Task instructions
Return, without pictures, the lines from the start of the data through the one that contains "import plotly.graph_objects as go".
########
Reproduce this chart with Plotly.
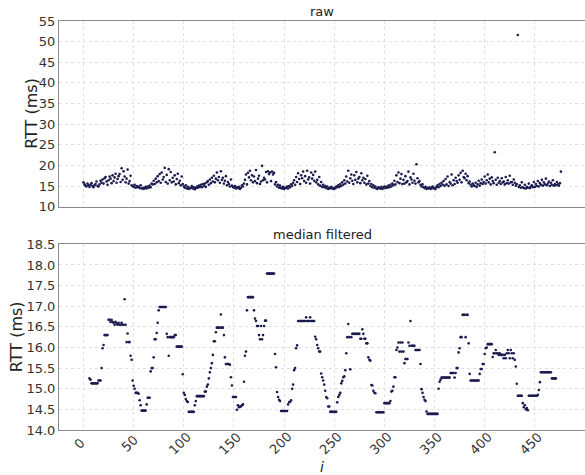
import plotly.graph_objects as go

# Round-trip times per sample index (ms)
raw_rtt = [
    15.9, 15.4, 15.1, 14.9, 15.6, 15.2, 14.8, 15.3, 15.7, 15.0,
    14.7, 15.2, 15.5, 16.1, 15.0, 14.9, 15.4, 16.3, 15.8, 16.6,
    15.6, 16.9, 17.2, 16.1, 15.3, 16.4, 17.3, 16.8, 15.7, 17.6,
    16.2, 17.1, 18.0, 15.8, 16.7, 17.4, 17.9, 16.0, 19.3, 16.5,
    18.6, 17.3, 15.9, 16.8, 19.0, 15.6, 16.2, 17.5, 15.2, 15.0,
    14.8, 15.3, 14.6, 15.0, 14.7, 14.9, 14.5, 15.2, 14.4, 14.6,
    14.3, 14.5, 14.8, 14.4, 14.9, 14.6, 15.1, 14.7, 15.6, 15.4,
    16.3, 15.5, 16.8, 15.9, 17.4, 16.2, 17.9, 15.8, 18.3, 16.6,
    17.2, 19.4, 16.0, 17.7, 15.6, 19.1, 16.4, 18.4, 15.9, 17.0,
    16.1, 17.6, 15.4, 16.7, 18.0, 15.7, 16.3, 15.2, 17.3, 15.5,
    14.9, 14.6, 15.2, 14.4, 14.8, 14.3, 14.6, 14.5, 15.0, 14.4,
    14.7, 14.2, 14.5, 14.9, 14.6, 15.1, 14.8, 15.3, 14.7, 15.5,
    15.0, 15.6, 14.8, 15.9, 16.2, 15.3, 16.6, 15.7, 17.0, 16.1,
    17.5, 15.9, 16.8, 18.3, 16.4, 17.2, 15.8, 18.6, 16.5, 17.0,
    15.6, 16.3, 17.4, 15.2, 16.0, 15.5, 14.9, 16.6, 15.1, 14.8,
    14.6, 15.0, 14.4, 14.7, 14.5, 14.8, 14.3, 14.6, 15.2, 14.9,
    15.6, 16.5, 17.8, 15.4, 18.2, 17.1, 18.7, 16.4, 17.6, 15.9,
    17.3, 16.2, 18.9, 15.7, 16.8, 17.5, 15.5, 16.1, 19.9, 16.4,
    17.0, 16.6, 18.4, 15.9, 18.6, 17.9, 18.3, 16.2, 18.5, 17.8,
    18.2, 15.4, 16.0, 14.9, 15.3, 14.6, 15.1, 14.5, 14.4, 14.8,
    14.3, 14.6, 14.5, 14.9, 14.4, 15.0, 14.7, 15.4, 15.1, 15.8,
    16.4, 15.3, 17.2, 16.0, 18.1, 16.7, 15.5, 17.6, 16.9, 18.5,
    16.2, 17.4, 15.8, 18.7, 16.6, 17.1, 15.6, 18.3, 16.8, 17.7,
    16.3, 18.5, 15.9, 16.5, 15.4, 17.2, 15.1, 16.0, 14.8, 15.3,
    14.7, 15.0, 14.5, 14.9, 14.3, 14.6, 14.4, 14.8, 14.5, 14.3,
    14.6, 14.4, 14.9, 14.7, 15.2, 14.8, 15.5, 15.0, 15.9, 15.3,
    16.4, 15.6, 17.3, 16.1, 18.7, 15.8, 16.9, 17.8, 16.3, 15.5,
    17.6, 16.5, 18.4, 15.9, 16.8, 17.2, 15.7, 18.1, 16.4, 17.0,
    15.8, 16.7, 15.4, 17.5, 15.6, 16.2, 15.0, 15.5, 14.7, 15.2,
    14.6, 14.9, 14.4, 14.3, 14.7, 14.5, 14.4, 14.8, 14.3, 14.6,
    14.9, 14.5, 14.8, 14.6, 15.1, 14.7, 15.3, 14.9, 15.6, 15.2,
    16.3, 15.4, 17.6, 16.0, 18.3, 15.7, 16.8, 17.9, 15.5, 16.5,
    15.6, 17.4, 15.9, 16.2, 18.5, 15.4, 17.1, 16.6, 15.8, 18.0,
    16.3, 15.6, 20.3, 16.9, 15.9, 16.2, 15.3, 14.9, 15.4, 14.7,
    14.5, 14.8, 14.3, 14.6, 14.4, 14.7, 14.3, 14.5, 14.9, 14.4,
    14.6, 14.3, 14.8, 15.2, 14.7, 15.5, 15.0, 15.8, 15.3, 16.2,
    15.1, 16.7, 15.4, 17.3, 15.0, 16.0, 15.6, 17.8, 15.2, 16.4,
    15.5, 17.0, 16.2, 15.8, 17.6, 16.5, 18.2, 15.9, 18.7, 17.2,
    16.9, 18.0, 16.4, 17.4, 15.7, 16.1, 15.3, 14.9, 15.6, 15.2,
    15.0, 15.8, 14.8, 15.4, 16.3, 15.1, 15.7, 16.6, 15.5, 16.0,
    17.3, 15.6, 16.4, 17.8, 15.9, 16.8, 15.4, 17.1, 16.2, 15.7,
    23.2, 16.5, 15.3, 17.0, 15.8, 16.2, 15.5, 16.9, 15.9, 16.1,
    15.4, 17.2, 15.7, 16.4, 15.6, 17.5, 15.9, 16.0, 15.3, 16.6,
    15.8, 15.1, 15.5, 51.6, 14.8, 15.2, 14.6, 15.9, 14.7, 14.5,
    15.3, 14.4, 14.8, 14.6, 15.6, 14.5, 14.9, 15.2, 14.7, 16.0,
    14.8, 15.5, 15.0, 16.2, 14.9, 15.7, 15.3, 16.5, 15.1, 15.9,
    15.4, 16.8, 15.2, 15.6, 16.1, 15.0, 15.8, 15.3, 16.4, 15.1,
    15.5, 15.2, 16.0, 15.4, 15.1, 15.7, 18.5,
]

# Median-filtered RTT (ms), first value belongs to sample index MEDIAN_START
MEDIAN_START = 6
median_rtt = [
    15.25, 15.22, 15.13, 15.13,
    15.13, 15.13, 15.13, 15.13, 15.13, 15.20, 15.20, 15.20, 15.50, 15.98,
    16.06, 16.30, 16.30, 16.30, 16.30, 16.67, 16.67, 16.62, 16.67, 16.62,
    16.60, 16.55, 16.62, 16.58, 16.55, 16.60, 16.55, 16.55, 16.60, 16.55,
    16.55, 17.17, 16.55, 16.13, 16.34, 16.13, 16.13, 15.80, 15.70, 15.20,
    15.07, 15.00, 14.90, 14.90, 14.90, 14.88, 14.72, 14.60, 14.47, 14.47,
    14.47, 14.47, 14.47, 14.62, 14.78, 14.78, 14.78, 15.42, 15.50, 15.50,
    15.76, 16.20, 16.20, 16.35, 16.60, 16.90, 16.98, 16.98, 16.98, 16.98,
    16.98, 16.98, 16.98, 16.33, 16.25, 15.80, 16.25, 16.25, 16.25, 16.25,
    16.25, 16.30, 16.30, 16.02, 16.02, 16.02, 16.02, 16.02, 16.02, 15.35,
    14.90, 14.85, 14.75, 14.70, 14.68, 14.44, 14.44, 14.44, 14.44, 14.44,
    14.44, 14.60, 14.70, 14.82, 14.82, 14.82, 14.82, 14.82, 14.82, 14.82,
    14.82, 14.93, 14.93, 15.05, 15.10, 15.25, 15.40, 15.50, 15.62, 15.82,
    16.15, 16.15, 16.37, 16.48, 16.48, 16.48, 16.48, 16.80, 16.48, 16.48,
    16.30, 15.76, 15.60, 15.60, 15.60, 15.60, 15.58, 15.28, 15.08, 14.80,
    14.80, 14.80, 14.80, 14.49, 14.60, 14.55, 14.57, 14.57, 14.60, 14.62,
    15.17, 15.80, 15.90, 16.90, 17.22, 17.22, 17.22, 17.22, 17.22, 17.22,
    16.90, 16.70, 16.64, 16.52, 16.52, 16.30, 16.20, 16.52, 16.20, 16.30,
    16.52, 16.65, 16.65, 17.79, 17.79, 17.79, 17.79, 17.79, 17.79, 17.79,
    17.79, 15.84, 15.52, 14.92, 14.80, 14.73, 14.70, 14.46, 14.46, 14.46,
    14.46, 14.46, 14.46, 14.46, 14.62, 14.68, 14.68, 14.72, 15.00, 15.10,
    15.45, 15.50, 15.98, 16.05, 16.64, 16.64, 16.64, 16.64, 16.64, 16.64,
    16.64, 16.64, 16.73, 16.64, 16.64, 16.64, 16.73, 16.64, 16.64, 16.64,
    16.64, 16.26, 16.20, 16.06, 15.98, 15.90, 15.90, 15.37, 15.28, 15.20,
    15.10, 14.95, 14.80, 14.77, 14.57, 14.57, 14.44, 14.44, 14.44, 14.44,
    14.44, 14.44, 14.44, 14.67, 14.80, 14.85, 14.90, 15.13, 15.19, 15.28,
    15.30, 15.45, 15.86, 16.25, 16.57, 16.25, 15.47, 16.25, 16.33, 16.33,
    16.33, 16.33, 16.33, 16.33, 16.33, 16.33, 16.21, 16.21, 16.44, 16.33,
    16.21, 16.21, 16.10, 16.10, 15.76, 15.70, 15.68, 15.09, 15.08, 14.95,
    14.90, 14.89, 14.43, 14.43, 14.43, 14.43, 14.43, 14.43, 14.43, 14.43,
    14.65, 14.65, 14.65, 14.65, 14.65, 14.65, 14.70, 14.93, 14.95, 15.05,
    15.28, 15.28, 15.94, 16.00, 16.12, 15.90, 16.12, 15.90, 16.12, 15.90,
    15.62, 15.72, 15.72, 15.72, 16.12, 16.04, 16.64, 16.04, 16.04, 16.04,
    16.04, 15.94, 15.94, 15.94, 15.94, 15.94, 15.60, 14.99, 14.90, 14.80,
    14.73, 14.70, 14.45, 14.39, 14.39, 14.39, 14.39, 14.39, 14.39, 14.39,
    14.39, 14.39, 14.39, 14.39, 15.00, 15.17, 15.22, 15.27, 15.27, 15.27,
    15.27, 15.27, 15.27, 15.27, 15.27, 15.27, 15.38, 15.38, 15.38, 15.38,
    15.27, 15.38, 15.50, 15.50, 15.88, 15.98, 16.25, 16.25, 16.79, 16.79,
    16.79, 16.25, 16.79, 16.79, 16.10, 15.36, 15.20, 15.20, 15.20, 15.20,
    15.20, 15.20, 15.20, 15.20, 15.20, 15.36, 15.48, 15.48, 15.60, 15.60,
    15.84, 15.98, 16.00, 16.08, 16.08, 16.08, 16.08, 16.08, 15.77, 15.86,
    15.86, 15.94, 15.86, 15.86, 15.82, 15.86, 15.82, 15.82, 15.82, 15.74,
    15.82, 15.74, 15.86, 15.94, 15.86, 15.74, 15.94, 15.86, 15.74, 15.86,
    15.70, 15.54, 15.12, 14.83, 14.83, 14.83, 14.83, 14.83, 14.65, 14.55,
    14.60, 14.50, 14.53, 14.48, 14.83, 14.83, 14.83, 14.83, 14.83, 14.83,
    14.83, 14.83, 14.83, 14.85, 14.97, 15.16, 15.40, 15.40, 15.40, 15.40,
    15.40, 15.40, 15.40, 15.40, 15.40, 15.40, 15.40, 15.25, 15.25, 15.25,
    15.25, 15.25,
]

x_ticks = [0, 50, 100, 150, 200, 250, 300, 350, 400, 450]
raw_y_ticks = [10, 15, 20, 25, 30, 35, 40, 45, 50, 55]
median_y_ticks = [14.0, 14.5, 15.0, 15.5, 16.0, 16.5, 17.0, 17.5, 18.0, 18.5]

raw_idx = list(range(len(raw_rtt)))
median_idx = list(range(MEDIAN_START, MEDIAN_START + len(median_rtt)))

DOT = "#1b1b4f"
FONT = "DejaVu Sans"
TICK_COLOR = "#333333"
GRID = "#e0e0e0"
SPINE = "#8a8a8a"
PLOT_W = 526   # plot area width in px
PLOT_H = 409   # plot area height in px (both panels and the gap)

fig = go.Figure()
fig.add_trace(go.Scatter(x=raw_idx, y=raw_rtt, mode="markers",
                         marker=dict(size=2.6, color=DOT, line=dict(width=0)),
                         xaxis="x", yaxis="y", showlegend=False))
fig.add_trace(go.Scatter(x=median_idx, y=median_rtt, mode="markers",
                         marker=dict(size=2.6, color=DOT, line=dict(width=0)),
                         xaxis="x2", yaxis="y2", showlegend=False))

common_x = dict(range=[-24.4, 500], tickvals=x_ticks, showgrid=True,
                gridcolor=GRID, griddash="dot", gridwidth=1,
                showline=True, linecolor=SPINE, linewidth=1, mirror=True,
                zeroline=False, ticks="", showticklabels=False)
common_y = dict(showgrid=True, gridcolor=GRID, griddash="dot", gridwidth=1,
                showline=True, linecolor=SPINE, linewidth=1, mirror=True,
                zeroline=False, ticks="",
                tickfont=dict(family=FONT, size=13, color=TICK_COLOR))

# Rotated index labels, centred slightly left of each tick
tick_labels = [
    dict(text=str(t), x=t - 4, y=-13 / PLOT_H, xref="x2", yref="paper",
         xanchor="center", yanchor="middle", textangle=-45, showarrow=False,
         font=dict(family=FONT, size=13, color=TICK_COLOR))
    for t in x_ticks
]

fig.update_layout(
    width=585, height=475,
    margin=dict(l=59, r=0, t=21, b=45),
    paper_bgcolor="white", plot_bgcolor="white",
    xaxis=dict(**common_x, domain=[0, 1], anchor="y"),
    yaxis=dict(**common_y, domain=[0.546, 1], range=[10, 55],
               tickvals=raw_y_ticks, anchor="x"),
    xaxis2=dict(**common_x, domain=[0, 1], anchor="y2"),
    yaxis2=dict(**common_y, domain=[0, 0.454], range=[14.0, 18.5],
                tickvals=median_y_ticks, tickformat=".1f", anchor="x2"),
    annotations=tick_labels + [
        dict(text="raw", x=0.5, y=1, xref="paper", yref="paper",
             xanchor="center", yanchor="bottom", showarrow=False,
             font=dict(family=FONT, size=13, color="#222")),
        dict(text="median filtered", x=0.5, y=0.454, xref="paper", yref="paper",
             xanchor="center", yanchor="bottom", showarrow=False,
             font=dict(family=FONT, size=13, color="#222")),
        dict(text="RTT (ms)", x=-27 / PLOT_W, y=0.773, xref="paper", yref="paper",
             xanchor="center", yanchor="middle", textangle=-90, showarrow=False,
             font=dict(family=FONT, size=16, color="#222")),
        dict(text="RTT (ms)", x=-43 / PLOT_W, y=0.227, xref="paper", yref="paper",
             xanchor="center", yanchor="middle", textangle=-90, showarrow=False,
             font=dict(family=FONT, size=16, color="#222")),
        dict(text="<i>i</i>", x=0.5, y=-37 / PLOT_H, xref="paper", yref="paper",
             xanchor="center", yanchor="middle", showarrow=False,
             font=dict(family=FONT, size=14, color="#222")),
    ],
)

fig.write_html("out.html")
########
Task output
Reproduce this chart with Plotly.
import plotly.graph_objects as go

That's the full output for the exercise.